No power but my ownSeptember 7th, 2008
So I have been skateboarding since I was 13. That’s a (very) long time ago. While I was never very good at it, that never seemed to deter me from spending every waking instant obsessing over its slightest nuances. This obsession barred any other activity (well, physical activity anyway) from entering my realm of possibility. That is, until a couple years ago.
When the fam and I relocated back to loverly New England from the eternally (foggy) sunny shores of California, we were a bit unprepared for the dim, grey reality of winter. The sandy wet streets and icy cold weather really sucked the enthusiasm for outdoor activities right out of us. Well, out of Angie and I. Bella, like any five year old, seems to be completely impervious to cold. Or wet. Or really anything else that may stand in the way of her playing where she deems playable. We built a lot of fires, and drank a lot of (adult) warming beverages.
It wasn’t until we were in Corner Cycle looking for a bike for Bella that I felt the first twinge of the bike bug. I had grown up with bikes, both my parents had been involved in racing (my Mom still is, and she can kick my arse), and I spent some small part of my formative years volunteering at USCF (United States Cycling Federation) races and generally making a nuisance of myself. I appreciated the sport, but something about shaving my legs and wearing spandex was fending me off. My friend and I actually had mountain bikes in high school, but all we really did was use them to scout places to hang out in the woods and see how fast we could get going down hill and then crash into things (wait, isn’t that what I’m still doing? Hmmm). But there was something about all those shiny new full suspension bikes lined up that seemed to be calling to me.
We left the shop, but I couldn’t get the noble aluminum steeds out of my head. After several trips back to ponder them, I rather predictably wound up bringing one home. I have to be honest, after one trip into the woods, with the weird click - in pedals, giant roots sticking up all over, and un forseen amount of necessary effort expended to get only a short distance, I almost abandoned the danged thing and walked home. Something in my head made me stick with it, and day after day I was out there pounding away in the woods, grunting, sweating, and swearing my way to nowhere fast. I even had a pair of spandex shorts (actually, they’re Lycra. Totally different. I swear.). Somewhere in the midst of all that hard work (Gasp! Exercise!) I wound up with a new addiction.

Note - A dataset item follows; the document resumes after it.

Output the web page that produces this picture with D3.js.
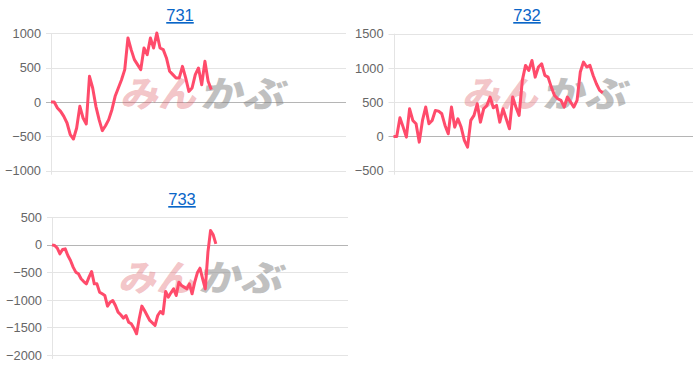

Much like skateboarding before it, my brain was almost completely consumed with my new hobby. I studied magazines and the internet, lurked in bike shops, and spent preposterous amounts of money upgrading and tailoring my bike so it was exactly the way I wanted it. Hours and miles of riding fell away behind me, and the next year was a blur of wooded trails and broken bike parts.
Sadly, a few months ago I had a career change, and in the process found myself needing to sell off my bike and all the surrounding accouterments to make ends meet. It was a sad goodbye, to say the least, but hey, we got to eat so no complaints here.
It was only last week that I finally managed to get my hands on a bike again, and while no small amount of fitness had fallen away, it was still like seeing an old friend again. There is something magical about flying through the woods under your own power, feeling the wind in your face and holding on for dear life as you crash haphazardly down hill and over dale (I have never been known for my grace). Couple that with the fact that now I get to ride with my daughter (the training wheels are off. Lookout!), and you have yourselves one happy guy.